The query runs, the page loads, and the data feels incomplete. You need a new column. Not later. Now.
Adding a new column is one of the most common schema changes in any database workflow. It sounds simple, but done wrong, it can slow queries, lock tables, or cause downtime. Done right, it’s instant, safe, and production-ready.
A new column changes how your application reads and writes data. In SQL, the syntax is direct:
ALTER TABLE users ADD COLUMN last_login TIMESTAMP;
This statement works in PostgreSQL, MySQL, and other relational databases with slight variations. But syntax is only the surface. You must check default values, nullability, and index strategy. Adding a NOT NULL column without a default will fail if rows already exist. Adding indexes on a large table can block writes.
Non-blocking migrations reduce risk. For PostgreSQL, the ADD COLUMN operation is fast if no default is set. Set defaults in a separate step to avoid table rewrites. For MySQL, consider ALGORITHM=INPLACE where available.

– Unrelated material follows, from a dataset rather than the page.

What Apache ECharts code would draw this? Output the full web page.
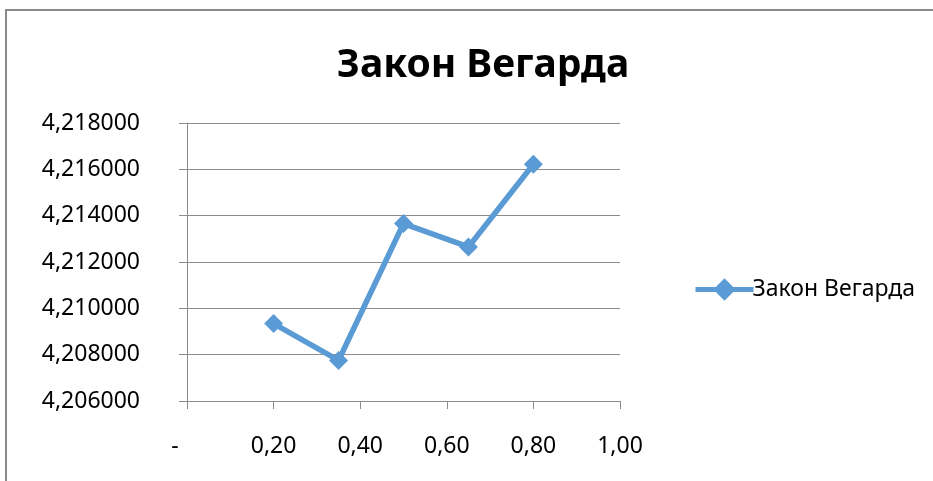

In high-traffic systems, perform the change in maintenance windows or via zero-downtime migration tools.
Once the new column exists, backfill data in batches to avoid load spikes. Monitor replication lag if you use read replicas. Update your ORM models and API contracts after the schema change reaches all environments. Run integration tests to confirm queries use the column as expected.
A poorly planned new column can cause slow rollouts and broken features. A well-planned one becomes invisible—the best kind of deployment.